Living with KTS can be a challenge. Support and advocacy groups can provide a connection with other people who have KTS. The K-T Support Group and other organizations provide educational materials, resources and information about connecting with others. Ask your doctor if there is a local support group in your area.

Talking with a psychologist, psychiatrist or other mental health professional also may be helpful to many people with KTS.

Preparing for your appointment

Most cases of KTS are found at birth. If the doctor suspects that your child has this syndrome, diagnostic tests and treatment will likely begin before your child leaves the hospital.
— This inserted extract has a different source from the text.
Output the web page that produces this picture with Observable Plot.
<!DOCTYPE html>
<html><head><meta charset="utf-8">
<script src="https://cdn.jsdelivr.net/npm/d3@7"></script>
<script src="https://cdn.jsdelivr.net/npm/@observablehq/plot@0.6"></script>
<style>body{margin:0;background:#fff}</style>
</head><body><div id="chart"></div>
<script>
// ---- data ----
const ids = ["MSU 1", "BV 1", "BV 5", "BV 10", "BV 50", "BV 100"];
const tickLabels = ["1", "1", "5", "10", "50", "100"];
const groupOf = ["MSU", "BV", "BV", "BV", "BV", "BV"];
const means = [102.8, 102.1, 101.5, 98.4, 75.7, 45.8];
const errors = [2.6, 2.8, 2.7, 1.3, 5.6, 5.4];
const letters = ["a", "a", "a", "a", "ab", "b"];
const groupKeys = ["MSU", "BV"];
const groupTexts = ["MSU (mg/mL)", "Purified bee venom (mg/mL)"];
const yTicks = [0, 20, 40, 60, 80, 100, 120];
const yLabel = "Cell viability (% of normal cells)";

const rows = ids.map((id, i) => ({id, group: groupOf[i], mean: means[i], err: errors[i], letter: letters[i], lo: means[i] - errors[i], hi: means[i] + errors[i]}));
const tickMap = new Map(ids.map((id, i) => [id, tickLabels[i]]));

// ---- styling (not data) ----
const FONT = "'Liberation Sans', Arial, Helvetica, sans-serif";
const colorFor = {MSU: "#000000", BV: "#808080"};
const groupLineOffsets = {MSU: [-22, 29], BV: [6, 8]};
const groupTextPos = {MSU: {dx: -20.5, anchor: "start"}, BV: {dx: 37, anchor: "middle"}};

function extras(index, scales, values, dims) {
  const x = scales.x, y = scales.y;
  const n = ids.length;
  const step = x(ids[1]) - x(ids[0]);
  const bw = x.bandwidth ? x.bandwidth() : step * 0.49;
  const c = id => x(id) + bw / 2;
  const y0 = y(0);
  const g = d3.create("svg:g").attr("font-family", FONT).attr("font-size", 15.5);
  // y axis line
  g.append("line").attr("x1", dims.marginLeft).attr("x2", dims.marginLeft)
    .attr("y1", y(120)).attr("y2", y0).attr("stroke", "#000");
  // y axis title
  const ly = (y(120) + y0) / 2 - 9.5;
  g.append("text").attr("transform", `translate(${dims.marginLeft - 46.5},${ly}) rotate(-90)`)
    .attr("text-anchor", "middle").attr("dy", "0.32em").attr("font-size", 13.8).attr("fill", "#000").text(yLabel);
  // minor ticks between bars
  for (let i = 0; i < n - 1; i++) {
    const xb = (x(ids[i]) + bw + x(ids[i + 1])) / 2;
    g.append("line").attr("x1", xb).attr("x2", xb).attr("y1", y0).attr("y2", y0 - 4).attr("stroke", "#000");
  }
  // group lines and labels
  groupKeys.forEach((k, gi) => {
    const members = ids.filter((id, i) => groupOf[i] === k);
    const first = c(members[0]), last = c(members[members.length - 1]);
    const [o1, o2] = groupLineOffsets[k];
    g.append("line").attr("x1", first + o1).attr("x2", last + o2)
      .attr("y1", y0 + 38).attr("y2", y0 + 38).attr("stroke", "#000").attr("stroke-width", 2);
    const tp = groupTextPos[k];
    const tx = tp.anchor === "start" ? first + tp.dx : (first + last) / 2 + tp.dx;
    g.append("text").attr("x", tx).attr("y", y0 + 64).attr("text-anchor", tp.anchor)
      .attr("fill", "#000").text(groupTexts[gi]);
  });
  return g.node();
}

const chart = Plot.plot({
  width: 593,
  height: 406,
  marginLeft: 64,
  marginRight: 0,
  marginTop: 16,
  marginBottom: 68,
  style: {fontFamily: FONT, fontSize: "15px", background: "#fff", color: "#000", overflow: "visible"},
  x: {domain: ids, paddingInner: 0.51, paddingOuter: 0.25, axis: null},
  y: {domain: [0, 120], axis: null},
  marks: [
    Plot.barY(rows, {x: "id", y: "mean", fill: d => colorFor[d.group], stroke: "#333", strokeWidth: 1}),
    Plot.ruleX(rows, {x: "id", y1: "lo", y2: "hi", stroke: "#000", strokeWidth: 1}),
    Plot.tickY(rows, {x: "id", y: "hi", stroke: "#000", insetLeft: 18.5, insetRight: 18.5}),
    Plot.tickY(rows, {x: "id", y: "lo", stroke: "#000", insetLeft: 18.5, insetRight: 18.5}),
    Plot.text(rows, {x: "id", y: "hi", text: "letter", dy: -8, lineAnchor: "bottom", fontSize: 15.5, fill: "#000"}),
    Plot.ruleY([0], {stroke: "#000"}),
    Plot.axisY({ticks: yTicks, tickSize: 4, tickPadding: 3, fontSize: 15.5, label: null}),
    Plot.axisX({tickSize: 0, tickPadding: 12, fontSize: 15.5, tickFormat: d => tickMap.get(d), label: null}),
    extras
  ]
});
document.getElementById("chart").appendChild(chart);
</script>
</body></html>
Your child's doctor will look for developmental problems at regular checkups and give you the opportunity to discuss any concerns. It's important to take your child to all regularly scheduled well-baby visits and annual appointments.

Here's some information to help you prepare.

What you can do

If your doctor believes your child shows signs of KTS, basic question to ask include:

  • What diagnostic tests will be needed?
  • When will I get the results of the tests?
  • What specialists might be needed?
  • What medical conditions related to this syndrome need to be addressed right now?
  • How will you help me monitor my child's health and development?
  • Can you suggest educational materials and local support services related to this syndrome?

What to expect from your doctor

Your child's doctor will ask you a number of questions, such as:

  • What symptoms does your child have that concern you?
  • Has your child had any procedures or treatments for these symptoms?
  • Has your child had any previous difficulty with infections or blood clots?
  • Did you have any problems with your pregnancy or your child's birth?
  • Can you tell me about your family's medical history?
  • Is your child having any problems dealing with family, social activities or school?

Your doctor will ask additional questions based on your responses, symptoms and needs. Preparing and anticipating questions will help you make the most of your time with the doctor.